This week, the Trump Administration released its budget, which includes $9 billion cuts to the Department of Education. The budget seeks to eliminate subsidized student loans, public service loan forgiveness, and many other programs that help millions of students afford higher education and succeed in school. These proposed changed are extremely harmful to public education as we know it today.
This cruel budget reallocates public funds to “school choice,” a concept that redirects public funds from public schools to charters and private schools, enabling those who can afford it to seek better education elsewhere. That’s right–instead of funding and supporting public schools, the Department of Education under Betsy DeVos and Donald Trump will be encouraging students and parents to seek quality education outside of that system.

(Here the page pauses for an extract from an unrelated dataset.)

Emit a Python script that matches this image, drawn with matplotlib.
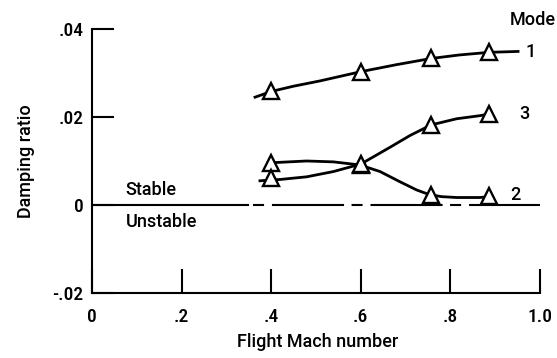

The budget goes so far to emphasize school choice that it de-emphasizes equality and access in public education. Yesterday, in Congressional hearings over the budget, DeVos refused to directly answer questions about whether private schools receiving federal funds would lose that fundings if they were to discriminate against LGBTQ students.
This budget does nothing to increase funding HBCUs, even as DeVos (ahistorically) lauded HBCUs as essential bastions of school choice. Representative Barbara Lee chastised DeVos for the $1.7 million cuts to the Office of Civil Rights and for DeVos’ willingness to allow discrimination in the name of school choice.
There are some positives in this budget, including its increased, year round support to Pell Grants which helps millions of low income students attend college. While it is highly unlikely that Congress will accept this budget as it is, what is problematic here are the values the Trump budget perpetuates.
The budget deeply integrates inequity into the public school system, cruelly cutting funding for after-school programs, funding for the Special Olympics, and funding charter schools and school choice vouchers. This budget is based on power, mobility, and chance, not access to quality schools for all.